ECLI:NL:GHAMS:2022:120
Gerechtshof Amsterdam
- Hoger beroep
- Rechtspraak.nl
Bevestiging van vonnis in hoger beroep inzake belaging, bedreiging en belediging van slachtoffers met aanpassing van kwalificatie en strafmotivering
In deze zaak heeft het gerechtshof Amsterdam op 18 januari 2022 uitspraak gedaan in hoger beroep tegen een vonnis van de politierechter in de rechtbank Amsterdam, dat op 17 mei 2021 was gewezen. De verdachte, geboren in 1979, was in eerste aanleg veroordeeld voor belaging, bedreiging en belediging van twee slachtoffers. Het hof heeft het vonnis van de politierechter bevestigd, met uitzondering van de kwalificatie en de strafmotivering, die zijn vernietigd. De zaak betreft een eendaadse samenloop van belaging en bedreiging met enig misdrijf tegen het leven gericht, meermalen gepleegd, en bedreiging en belediging van de slachtoffers, die negatieve gevolgen voor hun privéleven hebben ondervonden.
De politierechter had de verdachte een voorwaardelijke gevangenisstraf van drie maanden opgelegd, met een proeftijd van twee jaar, en een contactverbod met de slachtoffers voor de duur van twee jaar. De advocaat-generaal had een langere proeftijd gevorderd, maar het hof oordeelde dat de opgelegde straf passend was. De verdachte had zich gedurende een lange periode schuldig gemaakt aan belaging en bedreiging van haar ex-partner, en had ook andere slachtoffers bedreigd en beledigd. Het hof vond het verontrustend dat de verdachte de ernst van haar daden niet inzag en dat zij zich als slachtoffer presenteerde.
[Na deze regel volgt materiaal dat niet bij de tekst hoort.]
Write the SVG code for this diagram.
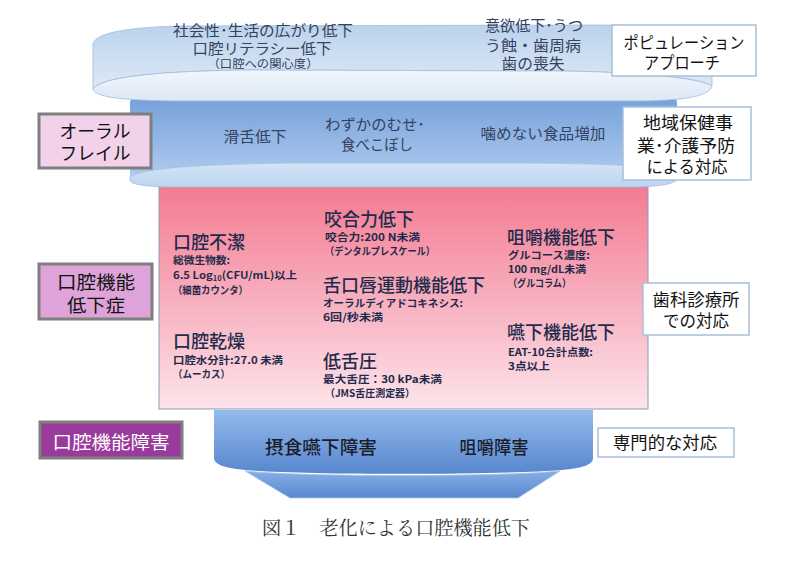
<svg xmlns="http://www.w3.org/2000/svg" width="800" height="564" viewBox="0 0 800 564">
<defs>
<linearGradient id="gTopFace" x1="0" y1="0" x2="0" y2="1"><stop offset="0" stop-color="#bcd3ec"/><stop offset="1" stop-color="#dde9f6"/></linearGradient>
<linearGradient id="gTopLip" x1="0" y1="0" x2="0" y2="1"><stop offset="0" stop-color="#f1f6fc"/><stop offset="1" stop-color="#dce8f5"/></linearGradient>
<linearGradient id="gMidFace" x1="0" y1="0" x2="0" y2="1"><stop offset="0" stop-color="#75a0da"/><stop offset="1" stop-color="#aecbee"/></linearGradient>
<linearGradient id="gMidLip" x1="0" y1="0" x2="0" y2="1"><stop offset="0" stop-color="#d3e4f6"/><stop offset="1" stop-color="#bcd5f0"/></linearGradient>
<linearGradient id="gPink" x1="0" y1="0" x2="0" y2="1"><stop offset="0" stop-color="#f47a90"/><stop offset="0.5" stop-color="#f7aebd"/><stop offset="1" stop-color="#fde4ea"/></linearGradient>
<linearGradient id="gBotFace" x1="0" y1="0" x2="0" y2="1"><stop offset="0" stop-color="#92bbec"/><stop offset="1" stop-color="#5886ce"/></linearGradient>
<linearGradient id="gBotLip" x1="0" y1="0" x2="0" y2="1"><stop offset="0" stop-color="#86afe6"/><stop offset="1" stop-color="#5a88d0"/></linearGradient>
</defs>
<style>
text{font-family:"Noto Sans CJK JP","Noto Sans",sans-serif;}
.band{fill:#34425f;font-size:15px;text-anchor:middle;}
.bandS{fill:#34425f;font-size:11.5px;text-anchor:middle;}
.h{fill:#1f2b4c;font-size:18px;font-weight:500;}
.s{fill:#1f2b4c;font-size:10.5px;font-weight:700;}
.note{fill:#111;font-size:16.5px;text-anchor:middle;}
.lbl{fill:#111;font-size:18px;text-anchor:middle;}
.bot{fill:#1b1d2b;font-size:18.5px;font-weight:500;text-anchor:middle;}
.wbox{fill:#ffffff;stroke:#a9bfd8;stroke-width:1.5;}
.gbox{stroke:#7f7f7f;stroke-width:3;}
.cap{font-family:"Noto Serif CJK JP","Liberation Serif","Noto Sans CJK JP",serif;fill:#333;font-size:19px;text-anchor:middle;}
</style>

<g id="dysfunction-band">
<path d="M214,410 L593,410 L593,458 C593,465 582,468 562,470 C500,475 300,475 245,470 C226,468 214,465 214,458 Z" fill="url(#gBotFace)"/>
<path d="M245,471 C300,477 500,477 560,471 L518,498 L290,498 Z" fill="url(#gBotLip)" stroke="#a9c7ee" stroke-width="0.8"/>
<text class="bot" x="321" y="454" textLength="112" lengthAdjust="spacingAndGlyphs">摂食嚥下障害</text>
<text class="bot" x="494" y="454" textLength="69" lengthAdjust="spacingAndGlyphs">咀嚼障害</text>
</g>

<g id="hypofunction-box">
<rect x="159" y="185" width="489" height="224" fill="url(#gPink)" stroke="#8d9cb8" stroke-width="1"/>
<text class="h" x="173" y="249">口腔不潔</text>
<text class="s" x="173" y="264" textLength="57" lengthAdjust="spacingAndGlyphs">総微生物数:</text>
<text class="s" x="173" y="279" textLength="124" lengthAdjust="spacingAndGlyphs">6.5 Log<tspan font-size="7" dy="2">10</tspan><tspan dy="-2">(CFU/mL)以上</tspan></text>
<text class="s" x="173" y="294" textLength="75" lengthAdjust="spacingAndGlyphs">（細菌カウンタ）</text>
<text class="h" x="173" y="348">口腔乾燥</text>
<text class="s" x="173" y="364" textLength="110" lengthAdjust="spacingAndGlyphs">口腔水分計:27.0 未満</text>
<text class="s" x="173" y="378" textLength="57" lengthAdjust="spacingAndGlyphs">（ムーカス）</text>

<text class="h" x="324" y="226">咬合力低下</text>
<text class="s" x="325" y="241" textLength="95" lengthAdjust="spacingAndGlyphs">咬合力:200 N未満</text>
<text class="s" x="325" y="255" textLength="110" lengthAdjust="spacingAndGlyphs">（デンタルプレスケール）</text>
<text class="h" x="323" y="292">舌口唇運動機能低下</text>
<text class="s" x="323" y="307" textLength="140" lengthAdjust="spacingAndGlyphs">オーラルディアドコキネシス:</text>
<text class="s" x="323" y="321" textLength="60" lengthAdjust="spacingAndGlyphs">6回/秒未満</text>
<text class="h" x="323" y="368">低舌圧</text>
<text class="s" x="323" y="383" textLength="119" lengthAdjust="spacingAndGlyphs">最大舌圧：30 kPa未満</text>
<text class="s" x="325" y="397" textLength="90" lengthAdjust="spacingAndGlyphs">（JMS舌圧測定器）</text>

<text class="h" x="507" y="244">咀嚼機能低下</text>
<text class="s" x="508" y="259" textLength="82" lengthAdjust="spacingAndGlyphs">グルコース濃度:</text>
<text class="s" x="508" y="273" textLength="78" lengthAdjust="spacingAndGlyphs">100 mg/dL未満</text>
<text class="s" x="508" y="287" textLength="63" lengthAdjust="spacingAndGlyphs">（グルコラム）</text>
<text class="h" x="507" y="339">嚥下機能低下</text>
<text class="s" x="508" y="356" textLength="85" lengthAdjust="spacingAndGlyphs">EAT-10合計点数:</text>
<text class="s" x="508" y="370" textLength="42" lengthAdjust="spacingAndGlyphs">3点以上</text>
</g>

<g id="frailty-band">
<path d="M130,104 Q130,96 140,96 L668,96 Q677,96 677,104 L677,172 C665,166 600,163 500,163 L300,163 C200,164 142,168 130,177 Z" fill="url(#gMidFace)"/>
<path d="M130,177 C142,168 200,164 300,163 L500,163 C600,163 665,166 677,172 L677,178 C677,184 660,186 640,187 L165,187 C142,186 130,184 130,180 Z" fill="url(#gMidLip)" stroke="#9dbde6" stroke-width="0.8"/>
<text class="band" x="255" y="142" font-size="16" textLength="63" lengthAdjust="spacingAndGlyphs">滑舌低下</text>
<text class="band" x="375" y="130" font-size="15.5" textLength="100" lengthAdjust="spacingAndGlyphs">わずかのむせ･</text>
<text class="band" x="377" y="150" font-size="15.5" textLength="72" lengthAdjust="spacingAndGlyphs">食べこぼし</text>
<text class="band" x="543" y="139" font-size="16" textLength="125" lengthAdjust="spacingAndGlyphs">噛めない食品増加</text>
</g>

<g id="population-band">
<path d="M93,44 C95,31 140,27 180,26 L600,25 C680,26 710,30 712,42 L712,86 C700,78 640,72 560,71 L250,70 C150,71 100,78 93,89 Z" fill="url(#gTopFace)" stroke="#9fbbdc" stroke-width="0.8"/>
<path d="M93,89 C100,78 150,71 250,70 L560,71 C640,72 700,78 712,86 C710,95 690,100 645,101 L170,101 C120,100 95,97 93,89 Z" fill="url(#gTopLip)" stroke="#9fbbdc" stroke-width="0.8"/>
<text class="band" x="263" y="36" textLength="180" lengthAdjust="spacingAndGlyphs">社会性･生活の広がり低下</text>
<text class="band" x="262" y="54" textLength="139" lengthAdjust="spacingAndGlyphs">口腔リテラシー低下</text>
<text class="bandS" x="263" y="68" textLength="111" lengthAdjust="spacingAndGlyphs">（口腔への関心度）</text>
<text class="band" x="534" y="31" textLength="98" lengthAdjust="spacingAndGlyphs">意欲低下･うつ</text>
<text class="band" x="533" y="51" textLength="96" lengthAdjust="spacingAndGlyphs">う蝕・歯周病</text>
<text class="band" x="533" y="69" textLength="63" lengthAdjust="spacingAndGlyphs">歯の喪失</text>
</g>

<g id="population-approach">
<rect class="wbox" x="612" y="25" width="144" height="51"/>
<text class="note" x="684" y="49" font-size="16" textLength="121" lengthAdjust="spacingAndGlyphs">ポピュレーション</text>
<text class="note" x="682" y="69" font-size="16" textLength="76" lengthAdjust="spacingAndGlyphs">アプローチ</text>
</g>

<g id="community-response">
<rect class="wbox" x="623" y="107" width="128" height="73"/>
<text class="note" x="688" y="129" textLength="90" lengthAdjust="spacingAndGlyphs">地域保健事</text>
<text class="note" x="686" y="152" textLength="98" lengthAdjust="spacingAndGlyphs">業･介護予防</text>
<text class="note" x="687" y="173" textLength="81" lengthAdjust="spacingAndGlyphs">による対応</text>
</g>

<g id="dental-clinic-response">
<rect class="wbox" x="643" y="283" width="106" height="52"/>
<text class="note" x="696" y="306" textLength="87" lengthAdjust="spacingAndGlyphs">歯科診療所</text>
<text class="note" x="696" y="327" textLength="66" lengthAdjust="spacingAndGlyphs">での対応</text>
</g>

<g id="specialist-response">
<rect class="wbox" x="598" y="428" width="136" height="29"/>
<text class="note" x="665" y="449" textLength="104" lengthAdjust="spacingAndGlyphs">専門的な対応</text>
</g>

<g id="label-oral-frailty">
<rect class="gbox" x="39" y="114" width="112" height="54" fill="#f2d2ea"/>
<text class="lbl" x="95" y="138" textLength="71" lengthAdjust="spacingAndGlyphs">オーラル</text>
<text class="lbl" x="95" y="160" textLength="71" lengthAdjust="spacingAndGlyphs">フレイル</text>
</g>

<g id="label-oral-hypofunction">
<rect class="gbox" x="39" y="264" width="113" height="55" fill="#dea3d8"/>
<text class="lbl" x="96" y="289" textLength="78" lengthAdjust="spacingAndGlyphs">口腔機能</text>
<text class="lbl" x="96" y="312" textLength="58" lengthAdjust="spacingAndGlyphs">低下症</text>
</g>

<g id="label-oral-dysfunction">
<rect class="gbox" x="40" y="422" width="142" height="36" fill="#9b3a9d"/>
<text class="lbl" x="111" y="449" style="fill:#ffffff" textLength="117" lengthAdjust="spacingAndGlyphs">口腔機能障害</text>
</g>

<g id="connectors"></g>

<text class="cap" x="396" y="535" textLength="268" lengthAdjust="spacingAndGlyphs">図１　老化による口腔機能低下</text>
</svg>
Het hof heeft de noodzaak van een vrijheidsbeperkende maatregel bevestigd, gezien de mogelijkheid dat de verdachte opnieuw strafbare feiten zou plegen. De op te leggen straf en maatregel zijn gegrond op verschillende artikelen van het Wetboek van Strafrecht. Het hof heeft de beslissing genomen om het vonnis te vernietigen ten aanzien van de kwalificatie en strafmotivering, maar het vonnis voor het overige te bevestigen.